* [REQUIREMENT]: Copy all the material that follows, keeping every character the same.

* [DATASET CONTENT]:
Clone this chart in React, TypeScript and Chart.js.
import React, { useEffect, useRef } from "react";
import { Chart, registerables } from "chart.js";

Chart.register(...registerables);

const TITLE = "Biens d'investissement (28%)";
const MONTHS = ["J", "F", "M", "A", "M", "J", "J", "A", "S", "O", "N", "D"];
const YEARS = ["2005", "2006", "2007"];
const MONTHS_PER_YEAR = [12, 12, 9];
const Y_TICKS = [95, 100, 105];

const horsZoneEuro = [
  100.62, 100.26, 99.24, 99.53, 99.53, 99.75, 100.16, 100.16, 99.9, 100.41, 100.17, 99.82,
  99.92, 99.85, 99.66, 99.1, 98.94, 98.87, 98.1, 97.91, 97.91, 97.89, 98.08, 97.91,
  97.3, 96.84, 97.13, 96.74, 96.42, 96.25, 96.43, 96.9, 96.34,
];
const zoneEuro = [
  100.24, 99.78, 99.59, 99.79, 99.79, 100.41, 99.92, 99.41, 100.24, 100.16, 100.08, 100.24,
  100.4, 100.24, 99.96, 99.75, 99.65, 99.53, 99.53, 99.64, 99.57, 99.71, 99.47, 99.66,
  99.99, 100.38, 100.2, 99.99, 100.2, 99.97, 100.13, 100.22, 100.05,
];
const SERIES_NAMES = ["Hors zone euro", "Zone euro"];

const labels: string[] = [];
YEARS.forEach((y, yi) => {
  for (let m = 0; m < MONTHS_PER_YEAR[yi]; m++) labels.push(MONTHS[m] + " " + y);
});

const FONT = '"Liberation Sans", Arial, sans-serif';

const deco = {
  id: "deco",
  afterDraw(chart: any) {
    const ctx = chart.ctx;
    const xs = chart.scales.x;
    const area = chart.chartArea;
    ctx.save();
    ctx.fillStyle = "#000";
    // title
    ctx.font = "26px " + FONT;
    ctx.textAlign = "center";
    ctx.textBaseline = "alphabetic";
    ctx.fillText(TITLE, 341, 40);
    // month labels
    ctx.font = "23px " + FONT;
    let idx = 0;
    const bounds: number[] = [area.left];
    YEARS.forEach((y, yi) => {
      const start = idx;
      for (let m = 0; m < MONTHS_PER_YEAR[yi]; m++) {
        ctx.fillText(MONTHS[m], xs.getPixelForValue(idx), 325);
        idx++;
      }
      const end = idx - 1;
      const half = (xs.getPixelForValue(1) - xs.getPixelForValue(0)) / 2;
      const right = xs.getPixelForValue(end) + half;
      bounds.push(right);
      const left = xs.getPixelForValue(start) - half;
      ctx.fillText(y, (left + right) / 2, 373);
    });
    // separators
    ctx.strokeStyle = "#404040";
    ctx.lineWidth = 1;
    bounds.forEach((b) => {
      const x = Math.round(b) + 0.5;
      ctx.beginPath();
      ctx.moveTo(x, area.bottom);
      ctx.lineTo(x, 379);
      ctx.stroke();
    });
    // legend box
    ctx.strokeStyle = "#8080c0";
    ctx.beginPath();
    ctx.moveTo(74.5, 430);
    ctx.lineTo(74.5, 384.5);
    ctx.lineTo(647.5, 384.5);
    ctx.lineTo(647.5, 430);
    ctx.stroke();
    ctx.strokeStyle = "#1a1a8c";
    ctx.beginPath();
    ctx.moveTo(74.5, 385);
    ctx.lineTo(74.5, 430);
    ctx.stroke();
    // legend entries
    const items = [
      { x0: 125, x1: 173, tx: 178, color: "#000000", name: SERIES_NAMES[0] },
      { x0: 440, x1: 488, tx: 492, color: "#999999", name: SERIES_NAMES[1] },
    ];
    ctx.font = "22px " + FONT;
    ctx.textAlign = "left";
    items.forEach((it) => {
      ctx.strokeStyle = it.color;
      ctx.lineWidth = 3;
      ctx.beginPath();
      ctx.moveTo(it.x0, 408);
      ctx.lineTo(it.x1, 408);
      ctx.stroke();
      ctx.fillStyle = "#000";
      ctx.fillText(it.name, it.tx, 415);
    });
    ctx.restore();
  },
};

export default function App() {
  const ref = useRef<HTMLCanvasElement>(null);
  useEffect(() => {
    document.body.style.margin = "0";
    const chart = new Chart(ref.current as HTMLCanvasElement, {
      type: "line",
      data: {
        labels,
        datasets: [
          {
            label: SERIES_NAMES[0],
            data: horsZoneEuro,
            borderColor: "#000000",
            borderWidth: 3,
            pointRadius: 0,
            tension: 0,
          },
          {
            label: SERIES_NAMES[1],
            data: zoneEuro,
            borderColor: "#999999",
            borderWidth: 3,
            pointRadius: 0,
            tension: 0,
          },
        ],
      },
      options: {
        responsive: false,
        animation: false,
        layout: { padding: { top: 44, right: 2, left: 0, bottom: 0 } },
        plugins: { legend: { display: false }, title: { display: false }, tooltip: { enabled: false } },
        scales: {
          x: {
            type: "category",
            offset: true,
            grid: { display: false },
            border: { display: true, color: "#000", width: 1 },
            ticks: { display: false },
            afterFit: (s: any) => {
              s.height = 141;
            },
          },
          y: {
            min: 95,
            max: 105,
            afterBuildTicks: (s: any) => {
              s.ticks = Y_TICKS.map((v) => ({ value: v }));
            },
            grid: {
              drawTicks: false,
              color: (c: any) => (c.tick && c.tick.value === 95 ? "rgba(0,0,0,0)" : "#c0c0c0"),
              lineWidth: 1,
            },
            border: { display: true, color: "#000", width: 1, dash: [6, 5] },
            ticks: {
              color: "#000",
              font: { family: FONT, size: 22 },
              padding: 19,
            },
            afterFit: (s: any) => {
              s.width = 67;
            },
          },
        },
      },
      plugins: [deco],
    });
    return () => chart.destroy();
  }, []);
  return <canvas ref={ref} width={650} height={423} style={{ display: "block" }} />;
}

* [RESPONSE TO THIS TASK]:
Clone this chart in React, TypeScript and Chart.js.
import React, { useEffect, useRef } from "react";
import { Chart, registerables } from "chart.js";

Chart.register(...registerables);

const TITLE = "Biens d'investissement (28%)";
const MONTHS = ["J", "F", "M", "A", "M", "J", "J", "A", "S", "O", "N", "D"];
const YEARS = ["2005", "2006", "2007"];
const MONTHS_PER_YEAR = [12, 12, 9];
const Y_TICKS = [95, 100, 105];

const horsZoneEuro = [
  100.62, 100.26, 99.24, 99.53, 99.53, 99.75, 100.16, 100.16, 99.9, 100.41, 100.17, 99.82,
  99.92, 99.85, 99.66, 99.1, 98.94, 98.87, 98.1, 97.91, 97.91, 97.89, 98.08, 97.91,
  97.3, 96.84, 97.13, 96.74, 96.42, 96.25, 96.43, 96.9, 96.34,
];
const zoneEuro = [
  100.24, 99.78, 99.59, 99.79, 99.79, 100.41, 99.92, 99.41, 100.24, 100.16, 100.08, 100.24,
  100.4, 100.24, 99.96, 99.75, 99.65, 99.53, 99.53, 99.64, 99.57, 99.71, 99.47, 99.66,
  99.99, 100.38, 100.2, 99.99, 100.2, 99.97, 100.13, 100.22, 100.05,
];
const SERIES_NAMES = ["Hors zone euro", "Zone euro"];

const labels: string[] = [];
YEARS.forEach((y, yi) => {
  for (let m = 0; m < MONTHS_PER_YEAR[yi]; m++) labels.push(MONTHS[m] + " " + y);
});

const FONT = '"Liberation Sans", Arial, sans-serif';

const deco = {
  id: "deco",
  afterDraw(chart: any) {
    const ctx = chart.ctx;
    const xs = chart.scales.x;
    const area = chart.chartArea;
    ctx.save();
    ctx.fillStyle = "#000";
    // title
    ctx.font = "26px " + FONT;
    ctx.textAlign = "center";
    ctx.textBaseline = "alphabetic";
    ctx.fillText(TITLE, 341, 40);
    // month labels
    ctx.font = "23px " + FONT;
    let idx = 0;
    const bounds: number[] = [area.left];
    YEARS.forEach((y, yi) => {
      const start = idx;
      for (let m = 0; m < MONTHS_PER_YEAR[yi]; m++) {
        ctx.fillText(MONTHS[m], xs.getPixelForValue(idx), 325);
        idx++;
      }
      const end = idx - 1;
      const half = (xs.getPixelForValue(1) - xs.getPixelForValue(0)) / 2;
      const right = xs.getPixelForValue(end) + half;
      bounds.push(right);
      const left = xs.getPixelForValue(start) - half;
      ctx.fillText(y, (left + right) / 2, 373);
    });
    // separators
    ctx.strokeStyle = "#404040";
    ctx.lineWidth = 1;
    bounds.forEach((b) => {
      const x = Math.round(b) + 0.5;
      ctx.beginPath();
      ctx.moveTo(x, area.bottom);
      ctx.lineTo(x, 379);
      ctx.stroke();
    });
    // legend box
    ctx.strokeStyle = "#8080c0";
    ctx.beginPath();
    ctx.moveTo(74.5, 430);
    ctx.lineTo(74.5, 384.5);
    ctx.lineTo(647.5, 384.5);
    ctx.lineTo(647.5, 430);
    ctx.stroke();
    ctx.strokeStyle = "#1a1a8c";
    ctx.beginPath();
    ctx.moveTo(74.5, 385);
    ctx.lineTo(74.5, 430);
    ctx.stroke();
    // legend entries
    const items = [
      { x0: 125, x1: 173, tx: 178, color: "#000000", name: SERIES_NAMES[0] },
      { x0: 440, x1: 488, tx: 492, color: "#999999", name: SERIES_NAMES[1] },
    ];
    ctx.font = "22px " + FONT;
    ctx.textAlign = "left";
    items.forEach((it) => {
      ctx.strokeStyle = it.color;
      ctx.lineWidth = 3;
      ctx.beginPath();
      ctx.moveTo(it.x0, 408);
      ctx.lineTo(it.x1, 408);
      ctx.stroke();
      ctx.fillStyle = "#000";
      ctx.fillText(it.name, it.tx, 415);
    });
    ctx.restore();
  },
};

export default function App() {
  const ref = useRef<HTMLCanvasElement>(null);
  useEffect(() => {
    document.body.style.margin = "0";
    const chart = new Chart(ref.current as HTMLCanvasElement, {
      type: "line",
      data: {
        labels,
        datasets: [
          {
            label: SERIES_NAMES[0],
            data: horsZoneEuro,
            borderColor: "#000000",
            borderWidth: 3,
            pointRadius: 0,
            tension: 0,
          },
          {
            label: SERIES_NAMES[1],
            data: zoneEuro,
            borderColor: "#999999",
            borderWidth: 3,
            pointRadius: 0,
            tension: 0,
          },
        ],
      },
      options: {
        responsive: false,
        animation: false,
        layout: { padding: { top: 44, right: 2, left: 0, bottom: 0 } },
        plugins: { legend: { display: false }, title: { display: false }, tooltip: { enabled: false } },
        scales: {
          x: {
            type: "category",
            offset: true,
            grid: { display: false },
            border: { display: true, color: "#000", width: 1 },
            ticks: { display: false },
            afterFit: (s: any) => {
              s.height = 141;
            },
          },
          y: {
            min: 95,
            max: 105,
            afterBuildTicks: (s: any) => {
              s.ticks = Y_TICKS.map((v) => ({ value: v }));
            },
            grid: {
              drawTicks: false,
              color: (c: any) => (c.tick && c.tick.value === 95 ? "rgba(0,0,0,0)" : "#c0c0c0"),
              lineWidth: 1,
            },
            border: { display: true, color: "#000", width: 1, dash: [6, 5] },
            ticks: {
              color: "#000",
              font: { family: FONT, size: 22 },
              padding: 19,
            },
            afterFit: (s: any) => {
              s.width = 67;
            },
          },
        },
      },
      plugins: [deco],
    });
    return () => chart.destroy();
  }, []);
  return <canvas ref={ref} width={650} height={423} style={{ display: "block" }} />;
}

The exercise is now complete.